Tome o texto deste artigo que você está lendo agora. Há um nome que identifica seu autor (Ernani Terra), mas você deve ter notado que o tempo todo o “autor” está se referindo ao que outros autores disseram sobre o mesmo tema (no parágrafo anterior estávamos falando de Barthes e Foucault), e o que consta deste texto poderá aparecer no futuro em textos de outros “autores”, em que o “autor” do trabalho estabelecerá links com este texto, por meio de citações diretas, paráfrases, notas de rodapé etc. Em outras palavras, os textos estão indexados a outros, permitindo até mesmo uma leitura hipertextual. A referência que fiz ao texto A morte do autor, de Barthes, pode fazê-lo parar de ler este texto, procurar o texto de Barthes para lê-lo e, em seguida, retornar a este texto.

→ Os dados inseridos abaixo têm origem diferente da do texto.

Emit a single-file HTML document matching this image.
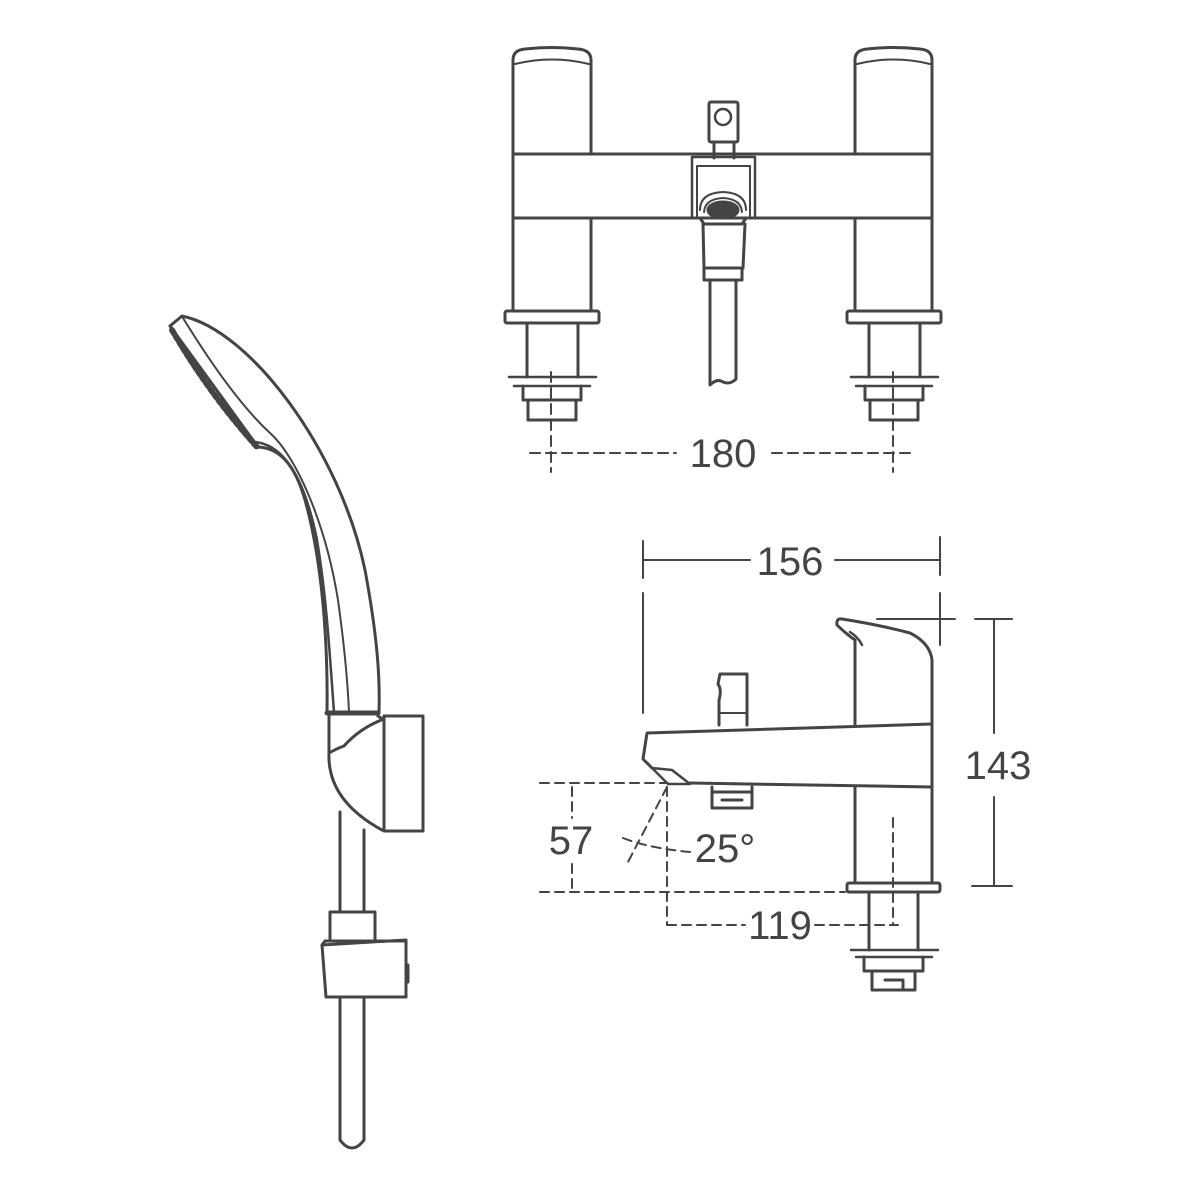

Numa narrativa ficcional, aquele que fala no texto, o narrador, não é seu autor, ou seja, o indivíduo empírico, com CPF e RG, mas o autor textual, isto é, constituído no e pelo texto. Os estudos da enunciação mostram que as marcas de pessoa presentes do texto não remetem a seu autor, mas ao enunciador, que não coincide necessariamente com a figura empírica do autor.

No tocante à produção literária, tecnologias digitais (hipertexto, multimídia) são ainda pouco exploradas. Na verdade, na maioria das vezes, ocorre apenas a transposição do livro de papel para o formato digital sem alteração de conteúdo e opções de navegabilidade. O texto impresso é simplesmente digitalizado para ser lido num e-reader ou na tela de um computador; portanto, não há mudanças em relação à autoria: o autor do texto impresso é o mesmo da versão digital. Não se pode desconsiderar, no entanto, que num futuro tenhamos produções literárias que façam uso de hipertexto, associado a multimídias. Com elas, a questão da autoria tornar-se-á problemática, porque a dicotomia autor/leitor tenderá a atenuar-se: quem lê poderá interferir colaborativamente no texto, sendo, portanto, também seu autor.

Por ora, paro por aqui e deixo os comentários sobre leitor e texto para o próximo artigo. Essas breves reflexões estão desenvolvidas no livro A produção literária e a formação do leitor em tempos de tecnologia digital, que publiquei pela Editora InterSaberes.